Significant Differences

In Ansys Sound: Jury Listening Test, Significant Differences allow you to assess if the average rating difference between each pair of sounds is meaningful, under a rigorous statistical framework.

In such a case, the two average ratings are said to be significantly different. In the graph below, every sound which is significantly different to the selected sound is emphasized in blue, while the selected sound is emphasized in pale orange.

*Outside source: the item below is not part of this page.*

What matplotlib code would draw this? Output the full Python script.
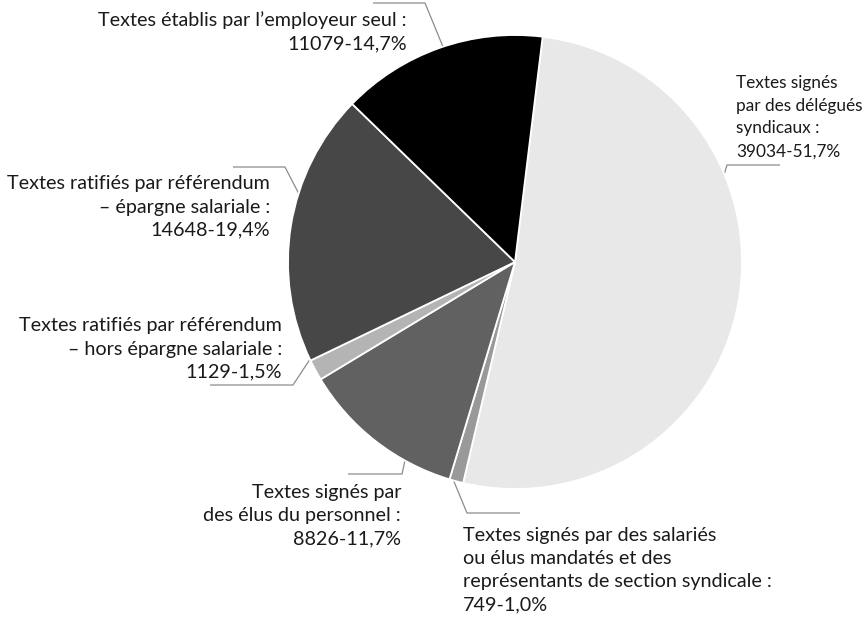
import numpy as np
import matplotlib
matplotlib.use("Agg")
import matplotlib.pyplot as plt

plt.rcParams['font.family'] = ['Lato', 'DejaVu Sans']

# Data (clockwise from top)
labels = [
    "Textes signés\npar des délégués\nsyndicaux :\n39034-51,7%",
    "Textes signés par des salariés\nou élus mandatés et des\nreprésentants de section syndicale :\n749-1,0%",
    "Textes signés par\ndes élus du personnel :\n8826-11,7%",
    "Textes ratifiés par référendum\n– hors épargne salariale :\n1129-1,5%",
    "Textes ratifiés par référendum\n– épargne salariale :\n14648-19,4%",
    "Textes établis par l’employeur seul :\n11079-14,7%",
]
values = [39034, 749, 8826, 1129, 14648, 11079]
colors = ["#e8e8e8", "#999999", "#616161", "#b4b4b4", "#474747", "#000000"]

W, H = 864, 618
fig = plt.figure(figsize=(W / 100, H / 100), dpi=100)
ax = fig.add_axes([0, 0, 1, 1])

cx, cy, R = 515, H - 262, 227
start = 83.0
ax.pie(values, colors=colors, startangle=start, counterclock=False,
       center=(cx, cy), radius=R,
       wedgeprops=dict(edgecolor='white', linewidth=1.3))
ax.set_xlim(0, W)
ax.set_ylim(0, H)
ax.set_aspect('equal')
ax.axis('off')

# label layout: (anchor angle deg, elbow x, elbow y, end x, text x, text center y, ha, fontsize, linespacing)
layout = [
    (22.8, 727, 165, 780, 736, 117, 'left', 12.4, 1.52),
    (-105.7, 467, 513, 520, 463, 570, 'left', 14.2, 1.44),
    (-119.0, 402, 474, 348, 401, 516, 'right', 14.2, 1.44),
    (-154.6, 293, 385, 210, 282, 349, 'right', 14.2, 1.44),
    (162.4, 285, 167, 233, 270, 207, 'right', 14.2, 1.44),
    (108.5, 425, 3, 373, 407, 32, 'right', 14.2, 1.44),
]

for lab, (ang, ex, ey, endx, tx, ty, ha, fs, ls) in zip(labels, layout):
    a = np.deg2rad(ang)
    px, py = cx + R * np.cos(a), cy + R * np.sin(a)
    ax.plot([px, ex, endx], [py, H - ey, H - ey], color='#8c8c8c', lw=0.9,
            solid_capstyle='butt', zorder=0.5)
    ax.text(tx, H - ty, lab, ha=ha, va='center', fontsize=fs, color='#1a1a1a',
            linespacing=ls, multialignment=ha)

fig.savefig("out.png", dpi=100)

From a statistical standpoint, it is important to look at average ratings in relation to how individual ratings are spread around these average values. If the variability of individual ratings around the average value is low, you can have a stronger confidence in the meaningfulness of that average value than if individual rating variability is high. The same applies to comparing two average ratings: if the average rating difference is large in comparison to the individual variability around each average, you can reasonably conclude that this average rating difference is meaningful, or significant. If, on the other hand, individual variability is much larger than the difference between average ratings, then this difference is most probably not meaningful.

Widely-accepted methods exist to address this question in a very rigorous statistical framework. One of the most common is called the paired Student’s t-test, which provides a way to assess whether or not two average values are significantly different. This also requires selection of a confidence level, the most common choice for which is p<0.05, which means that you can have a 95% confidence in the result of the test.

However, multiplying the application of this test over a large panel of average value pairs, which is termed multiple comparisons, artificially multiplies the chances to wrongfully conclude that some pairs are significantly different (it reduces the confidence level below 95%). In more technical terms, multiple comparisons increase the type I error rate, which is the chance to be wrong when rejecting the null hypothesis (5% here). Fortunately, methods also exist to compensate for that effect.

In Ansys Sound: Jury Listening Test, a Bonferroni-corrected t-test (p<0.05) is used when doing multiple comparisons to determine whether or not two average ratings are significantly different. This test consists of performing paired t-tests between each pair of sound rating distributions. It then compensates for the multiple comparison effect mentioned above by dividing the significance threshold by the number of comparisons done (the number of pairs of sounds). This is called the Bonferroni correction. For example, with 10 sounds and a probability threshold of 0.05, the calculated p-value for each pair of sounds must be below 0.05/45 ≈ 0.001 (10 sounds corresponds to 45 pairs) to conclude that the pair is significantly different.